LastIO is basically the time taken by current request ie apigee received response of eof after 266ms.

Any idea what does the rest of the variable means?
does userCount means number of current thread connected to the target?

Thanks and Regards,

Not applicable

OK, I figured out the issue on our end. We were in the process of migrating to Apigee to manager our public apis. We added minimal configurations to our proxy endpoint and target endpoint. We were able to make GET query string calls without issue. However, our POST methods with JSON body were failing with the the following error:

{"fault": {
  "faultstring": "Unexpected EOF at target",
  "detail": {"errorcode": "messaging.adaptors.http.flow.UnexpectedEOFAtTarget"}
}}

So, I started going through each item until I came across this item in my target endpoint's HTTPTargetConnection.Properties collection.

<HTTPTargetConnection>
 
	<Properties>
            <Property name="compression.algorithm">gzip</Property>
        </Properties>

Once I removed the compression.algorithm entry from the Properties collection, everything started to work on our end.

Hi Team,

I was going through the below link for persistence connection.

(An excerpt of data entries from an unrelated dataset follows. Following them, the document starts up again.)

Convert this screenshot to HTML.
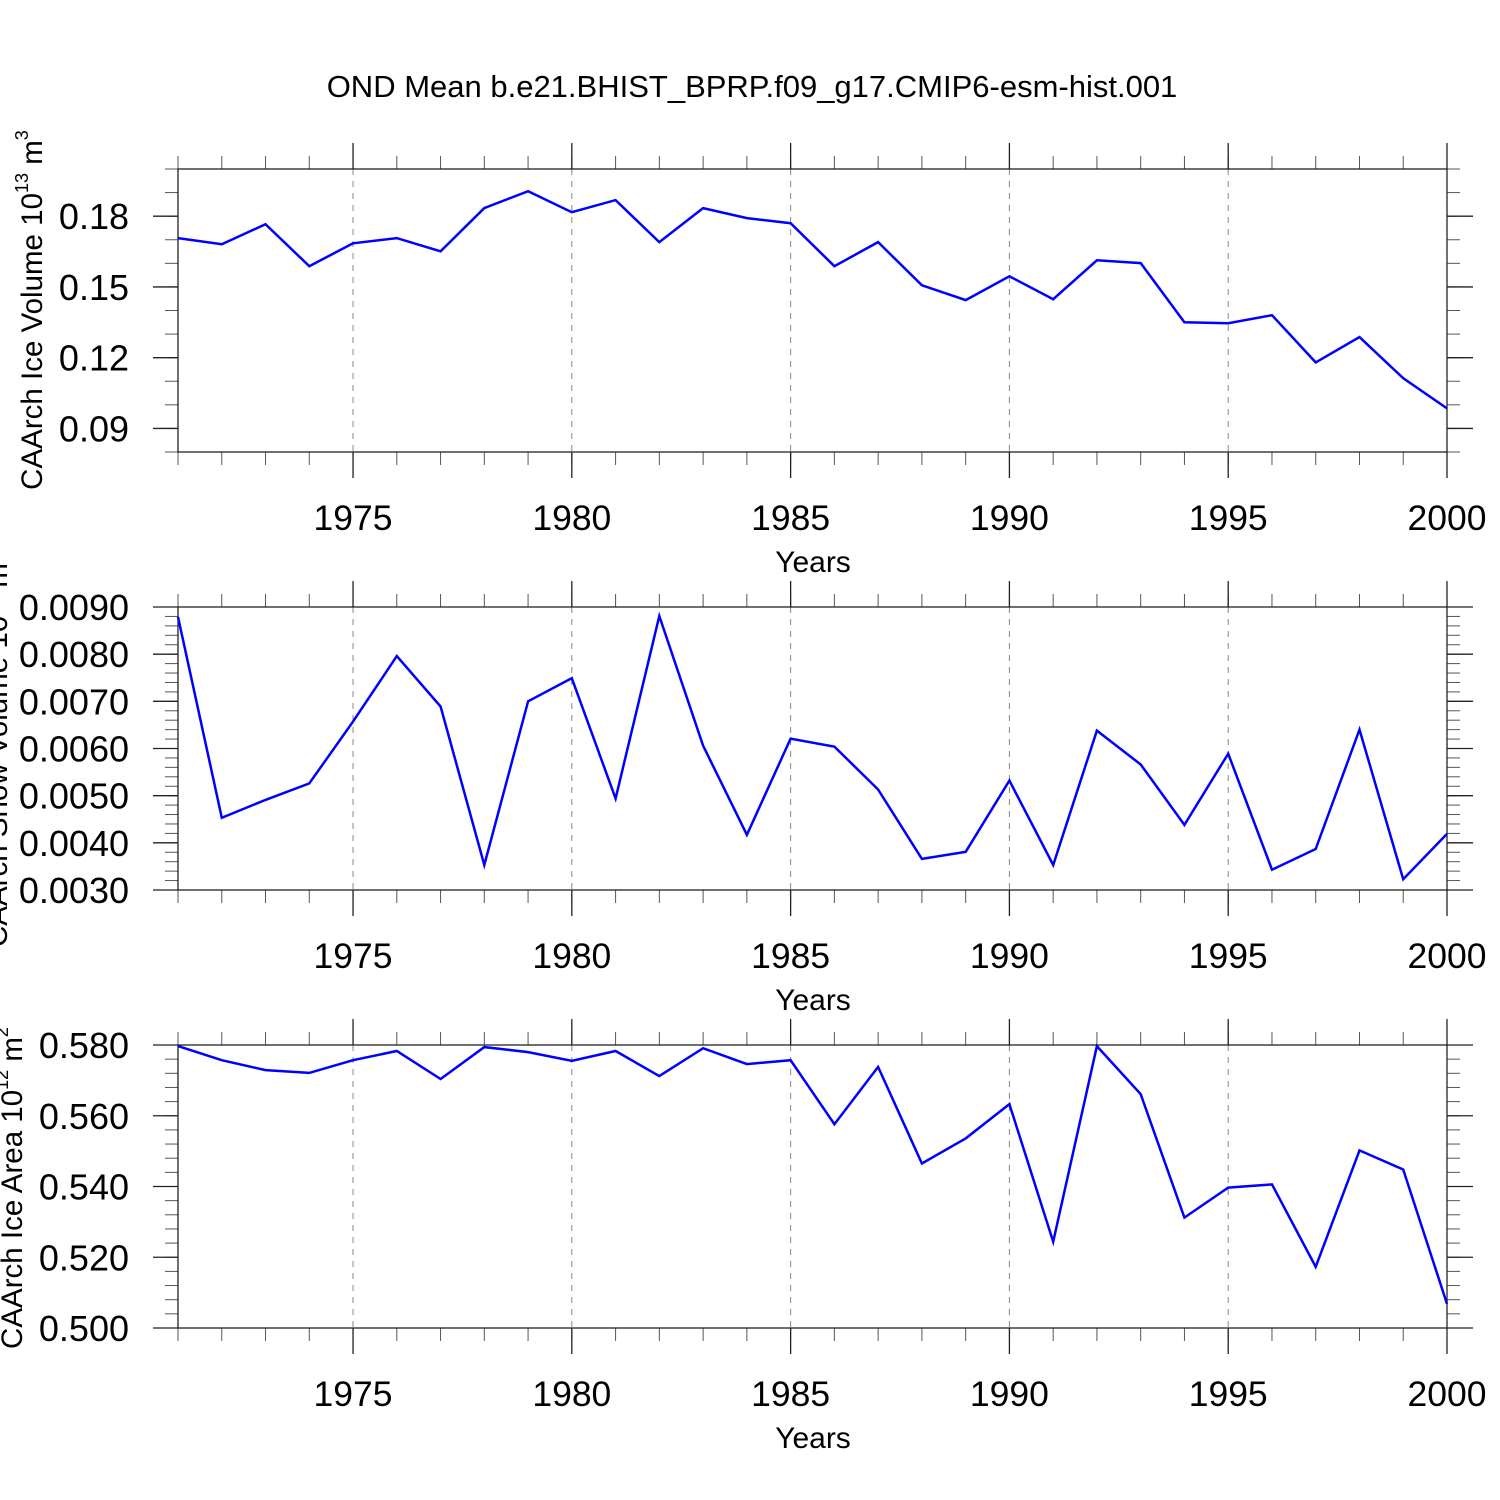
<!DOCTYPE html>
<html><head><meta charset="utf-8"><style>
html,body{margin:0;padding:0;background:#fff;}
svg{display:block;font-family:"Liberation Sans",Arial,sans-serif;}
</style></head><body>
<svg id="chart" width="1500" height="1500" viewBox="0 0 1500 1500">
<text x="752" y="97" font-size="31" text-anchor="middle">OND Mean b.e21.BHIST_BPRP.f09_g17.CMIP6-esm-hist.001</text>
</svg>
<script>
const years = [1971,1972,1973,1974,1975,1976,1977,1978,1979,1980,1981,1982,1983,1984,1985,1986,1987,1988,1989,1990,1991,1992,1993,1994,1995,1996,1997,1998,1999,2000];
const iceVolume = [0.1707,0.1681,0.1766,0.1588,0.1685,0.1707,0.1651,0.1834,0.1906,0.1817,0.1868,0.1690,0.1834,0.1792,0.1770,0.1588,0.1690,0.1507,0.1444,0.1545,0.1448,0.1613,0.1601,0.1350,0.1346,0.1380,0.1180,0.1287,0.1113,0.0985];
const snowVolume = [0.00879,0.00453,0.00491,0.00526,0.00657,0.00796,0.00689,0.00353,0.00700,0.00749,0.00494,0.00881,0.00606,0.00417,0.00621,0.00604,0.00513,0.00366,0.00381,0.00532,0.00353,0.00638,0.00566,0.00438,0.00589,0.00343,0.00387,0.00640,0.00323,0.00419];
const iceArea = [0.5797,0.5757,0.5729,0.5721,0.5757,0.5783,0.5704,0.5794,0.5780,0.5755,0.5783,0.5712,0.5791,0.5746,0.5757,0.5576,0.5738,0.5465,0.5536,0.5633,0.5244,0.5797,0.5661,0.5312,0.5397,0.5406,0.5173,0.5502,0.5448,0.5068];
const xTicks = [1975,1980,1985,1990,1995,2000];
const yTicks1 = [0.09,0.12,0.15,0.18];
const yTickLabels1 = ["0.09","0.12","0.15","0.18"];
const yTicks2 = [0.003,0.004,0.005,0.006,0.007,0.008,0.009];
const yTickLabels2 = ["0.0030","0.0040","0.0050","0.0060","0.0070","0.0080","0.0090"];
const yTicks3 = [0.50,0.52,0.54,0.56,0.58];
const yTickLabels3 = ["0.500","0.520","0.540","0.560","0.580"];

const NS="http://www.w3.org/2000/svg";
const svg=document.getElementById('chart');
function mk(tag,attrs,parent){const e=document.createElementNS(NS,tag);for(const k in attrs)e.setAttribute(k,attrs[k]);(parent||svg).appendChild(e);return e;}
const X0=178,X1=1447;
function xs(y){return X0+(y-1971)/(2000-1971)*(X1-X0);}

function panel(name,top,ymin,ymax,minorStep,vals,ticks,labels,ylabel,sup,unit,ylx,yly){
  const bot=top+283;
  const ys=v=>bot-(v-ymin)/(ymax-ymin)*(bot-top);
  const g=mk('g',{});
  
  
  xTicks.forEach(t=>{if(t<2000){const l=mk('line',{x1:xs(t),x2:xs(t),y1:top,y2:bot,stroke:'#888','stroke-width':1,'stroke-dasharray':'6,6'},g);
    
    }});
  const nMin=Math.round((ymax-ymin)/minorStep);
  for(let i=0;i<=nMin;i++){const v=ymin+i*minorStep;const y=ys(v);
    mk('line',{x1:X0-13,x2:X0,y1:y,y2:y,stroke:'#555','stroke-width':1},g);
    mk('line',{x1:X1,x2:X1+13,y1:y,y2:y,stroke:'#555','stroke-width':1},g);}
  ticks.forEach((v,i)=>{const y=ys(v);
    mk('line',{x1:X0-25,x2:X0,y1:y,y2:y,stroke:'#222','stroke-width':1.3},g);
    mk('line',{x1:X1,x2:X1+26,y1:y,y2:y,stroke:'#222','stroke-width':1.3},g);
    const t=mk('text',{x:129,y:y+13,'font-size':36,'text-anchor':'end'},g);t.textContent=labels[i];
    
    });
  years.forEach(yr=>{const x=xs(yr);
    mk('line',{x1:x,x2:x,y1:top-13,y2:top,stroke:'#555','stroke-width':1},g);
    mk('line',{x1:x,x2:x,y1:bot,y2:bot+13,stroke:'#555','stroke-width':1},g);});
  xTicks.forEach(t=>{const x=xs(t);
    mk('line',{x1:x,x2:x,y1:top-26,y2:top,stroke:'#222','stroke-width':1.3},g);
    mk('line',{x1:x,x2:x,y1:bot,y2:bot+26,stroke:'#222','stroke-width':1.3},g);
    const tx=mk('text',{x:x,y:bot+78,'font-size':35.5,'text-anchor':'middle'},g);tx.textContent=t;
    
    });
  const box=mk('rect',{x:X0,y:top,width:X1-X0,height:bot-top,fill:'none',stroke:'#222','stroke-width':1.3},g);
  
  
  const pts=years.map((yr,i)=>xs(yr).toFixed(1)+','+ys(vals[i]).toFixed(1)).join(' ');
  const pl=mk('polyline',{points:pts,fill:'none',stroke:'#0000ff','stroke-width':2.5,'stroke-linejoin':'miter'},g);
  
  
  const xt=mk('text',{x:813,y:bot+120,'font-size':30,'text-anchor':'middle'},g);xt.textContent='Years';
  
  
  const yl=mk('text',{x:0,y:0,'font-size':29.5,'text-anchor':'middle',transform:`translate(${ylx},${yly}) rotate(-90)`},g);
  yl.appendChild(document.createTextNode(ylabel+' 10'));
  const s=mk('tspan',{'font-size':18,dy:-14},yl);s.textContent=sup;
  const s2=mk('tspan',{dy:14},yl);s2.textContent=' m';
  const s3=mk('tspan',{'font-size':18,dy:-14},yl);s3.textContent=unit;
  
  
}
panel('ice-volume',169,0.08,0.20,0.01,iceVolume,yTicks1,yTickLabels1,'CAArch Ice Volume','13','3',42,310);
panel('snow-volume',607,0.003,0.009,0.0002,snowVolume,yTicks2,yTickLabels2,'CAArch Snow Volume','13','3',7,750);
panel('ice-area',1045,0.50,0.58,0.004,iceArea,yTicks3,yTickLabels3,'CAArch Ice Area','12','2',22,1188);
</script>
</body></html>
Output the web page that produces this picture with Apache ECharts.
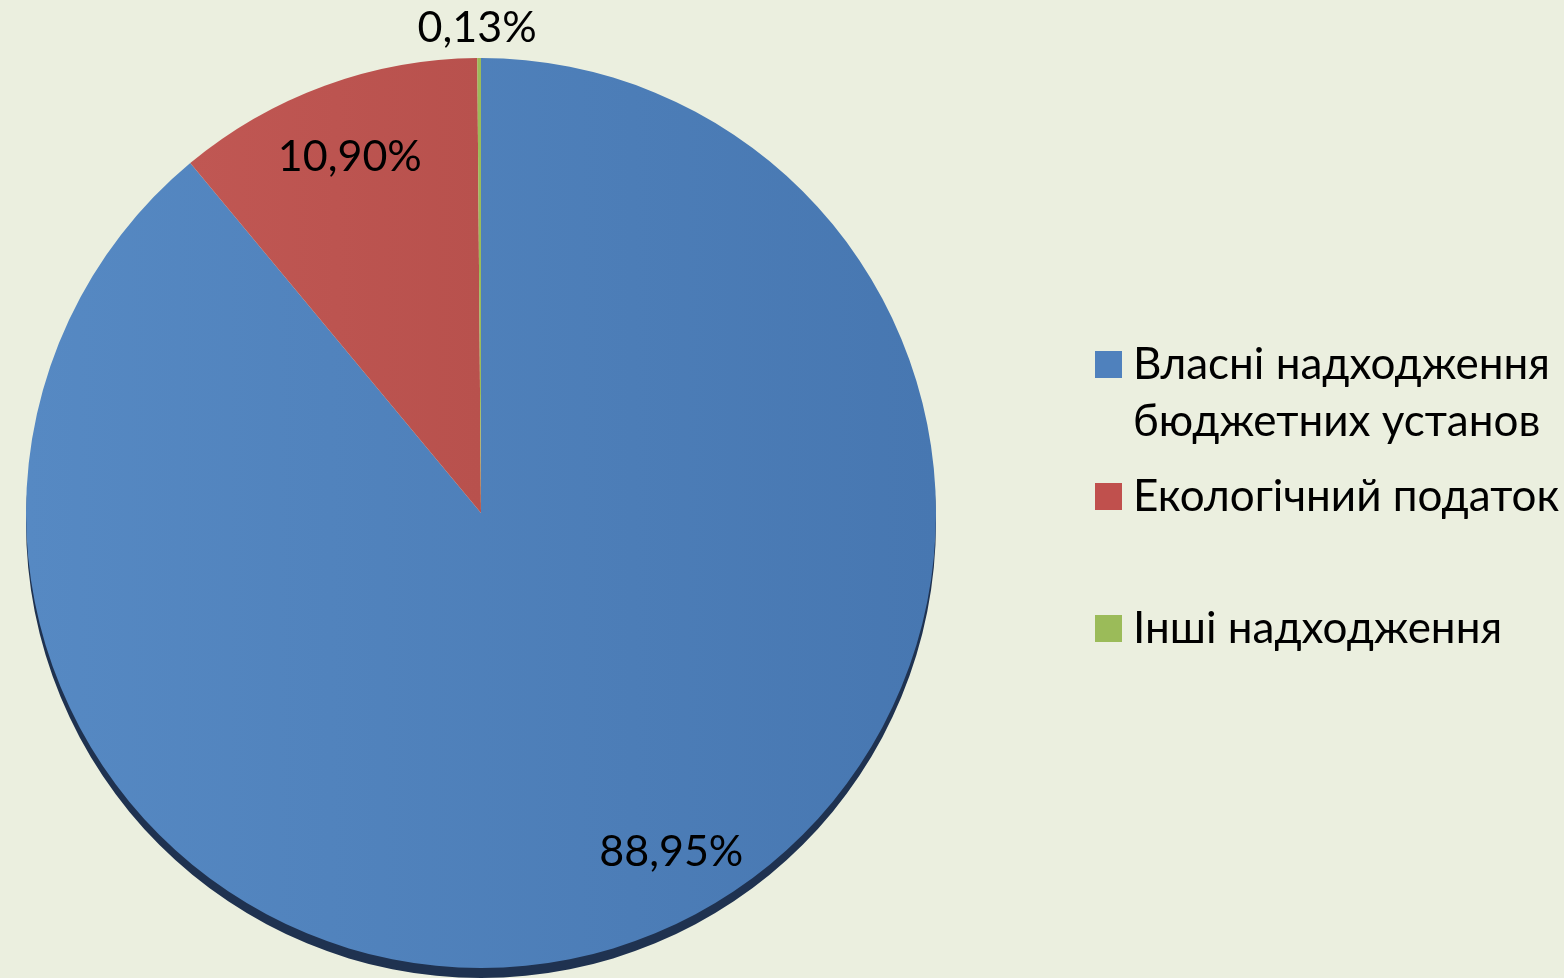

https://www.w3.org/Protocols/rfc2616/rfc2616-sec8.html

In this its mention that

Clients which assume persistent connections and pipeline immediately after connection establishment SHOULD be prepared to retry their connection if the first pipelined attempt fails. If a client does such a retry, it MUST NOT pipeline before it knows the connection is persistent. Clients MUST also be prepared to resend their requests if the server closes the connection before sending all of the corresponding responses.

Is this possible that this 502 EOF error are coming because

1. Apigee send multuple request to server in the same connection.

2. The server sent successful repsonse but for one such response it sent connection close header and hence rest of the request failed with 502 bad gateway.